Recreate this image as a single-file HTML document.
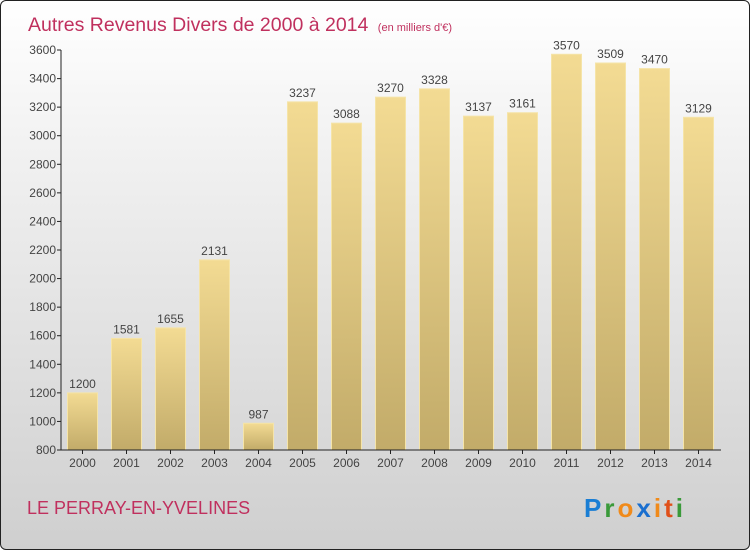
<!DOCTYPE html>
<html><head><meta charset="utf-8"><style>
body{margin:0}
#c{width:748px;height:548px;border:1px solid #222;border-radius:6px;background:linear-gradient(#ffffff,#f0f0f0 30%,#cfcfcf);position:relative;overflow:hidden;font-family:"Liberation Sans",sans-serif}
</style></head><body>
<div id="c">
<svg id="s" width="748" height="548">
<defs><linearGradient id="g" x1="0" y1="0" x2="0" y2="1"><stop offset="0" stop-color="#f3db93"/><stop offset="1" stop-color="#c2ab69"/></linearGradient></defs>
<text x="27" y="30" font-size="19.5" fill="#c0305e">Autres Revenus Divers de 2000 à 2014 <tspan font-size="11" dx="4">(en milliers d'€)</tspan></text>
<text x="26" y="513" font-size="18" fill="#c0305e">LE PERRAY-EN-YVELINES</text>
<text x="583" y="516" font-size="26" font-weight="bold" letter-spacing="3"><tspan fill="#1a7ed4">P</tspan><tspan fill="#3a9a3a">r</tspan><tspan fill="#f08a1a">o</tspan><tspan fill="#1a6fcf">x</tspan><tspan fill="#f08a1a">i</tspan><tspan fill="#e0501a">t</tspan><tspan fill="#3a9a3a">i</tspan></text>
<g id="plot"></g>
</svg></div>
<script>
const years=["2000","2001","2002","2003","2004","2005","2006","2007","2008","2009","2010","2011","2012","2013","2014"];
const values=[1200,1581,1655,2131,987,3237,3088,3270,3328,3137,3161,3570,3509,3470,3129];
const ticks=[800,1000,1200,1400,1600,1800,2000,2200,2400,2600,2800,3000,3200,3400,3600];
const ns="http://www.w3.org/2000/svg";
const g=document.getElementById('plot');
const y=v=>449-(v-800)/2800*400;
const x=i=>81.5+i*44;
function mk(t,a,txt){const e=document.createElementNS(ns,t);for(const k in a)e.setAttribute(k,a[k]);if(txt!=null)e.textContent=txt;g.appendChild(e);return e;}
values.forEach((v,i)=>{
 const r=mk('rect',{x:x(i)-15,y:y(v),width:30,height:449-y(v),fill:'url(#g)',stroke:'#f5e4a8','stroke-width':1});
 
 
 const t=mk('text',{x:x(i),y:y(v)-5,'text-anchor':'middle','font-size':12,fill:'#444'},String(v));
 
 
 const l=mk('text',{x:x(i),y:466,'text-anchor':'middle','font-size':12,fill:'#444'},years[i]);
 
 
 mk('line',{x1:x(i),x2:x(i),y1:449,y2:453,stroke:'#222'});
});
ticks.forEach(v=>{
 mk('line',{x1:56,x2:60,y1:y(v),y2:y(v),stroke:'#222'});
 const t=mk('text',{x:55,y:y(v)+4,'text-anchor':'end','font-size':12,fill:'#444'},String(v));
 
 
});
const ya=mk('line',{x1:60,x2:60,y1:49,y2:449,stroke:'#222'});


const xa=mk('line',{x1:60,x2:720,y1:449,y2:449,stroke:'#222'});


</script>
</body></html>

◆ Aim of the task ◆
Every line of the data above should be quoted exactly. Omit the pictures.

◆ Result for this task ◆
Recreate this image as a single-file HTML document.
<!DOCTYPE html>
<html><head><meta charset="utf-8"><style>
body{margin:0}
#c{width:748px;height:548px;border:1px solid #222;border-radius:6px;background:linear-gradient(#ffffff,#f0f0f0 30%,#cfcfcf);position:relative;overflow:hidden;font-family:"Liberation Sans",sans-serif}
</style></head><body>
<div id="c">
<svg id="s" width="748" height="548">
<defs><linearGradient id="g" x1="0" y1="0" x2="0" y2="1"><stop offset="0" stop-color="#f3db93"/><stop offset="1" stop-color="#c2ab69"/></linearGradient></defs>
<text x="27" y="30" font-size="19.5" fill="#c0305e">Autres Revenus Divers de 2000 à 2014 <tspan font-size="11" dx="4">(en milliers d'€)</tspan></text>
<text x="26" y="513" font-size="18" fill="#c0305e">LE PERRAY-EN-YVELINES</text>
<text x="583" y="516" font-size="26" font-weight="bold" letter-spacing="3"><tspan fill="#1a7ed4">P</tspan><tspan fill="#3a9a3a">r</tspan><tspan fill="#f08a1a">o</tspan><tspan fill="#1a6fcf">x</tspan><tspan fill="#f08a1a">i</tspan><tspan fill="#e0501a">t</tspan><tspan fill="#3a9a3a">i</tspan></text>
<g id="plot"></g>
</svg></div>
<script>
const years=["2000","2001","2002","2003","2004","2005","2006","2007","2008","2009","2010","2011","2012","2013","2014"];
const values=[1200,1581,1655,2131,987,3237,3088,3270,3328,3137,3161,3570,3509,3470,3129];
const ticks=[800,1000,1200,1400,1600,1800,2000,2200,2400,2600,2800,3000,3200,3400,3600];
const ns="http://www.w3.org/2000/svg";
const g=document.getElementById('plot');
const y=v=>449-(v-800)/2800*400;
const x=i=>81.5+i*44;
function mk(t,a,txt){const e=document.createElementNS(ns,t);for(const k in a)e.setAttribute(k,a[k]);if(txt!=null)e.textContent=txt;g.appendChild(e);return e;}
values.forEach((v,i)=>{
 const r=mk('rect',{x:x(i)-15,y:y(v),width:30,height:449-y(v),fill:'url(#g)',stroke:'#f5e4a8','stroke-width':1});
 
 
 const t=mk('text',{x:x(i),y:y(v)-5,'text-anchor':'middle','font-size':12,fill:'#444'},String(v));
 
 
 const l=mk('text',{x:x(i),y:466,'text-anchor':'middle','font-size':12,fill:'#444'},years[i]);
 
 
 mk('line',{x1:x(i),x2:x(i),y1:449,y2:453,stroke:'#222'});
});
ticks.forEach(v=>{
 mk('line',{x1:56,x2:60,y1:y(v),y2:y(v),stroke:'#222'});
 const t=mk('text',{x:55,y:y(v)+4,'text-anchor':'end','font-size':12,fill:'#444'},String(v));
 
 
});
const ya=mk('line',{x1:60,x2:60,y1:49,y2:449,stroke:'#222'});


const xa=mk('line',{x1:60,x2:720,y1:449,y2:449,stroke:'#222'});


</script>
</body></html>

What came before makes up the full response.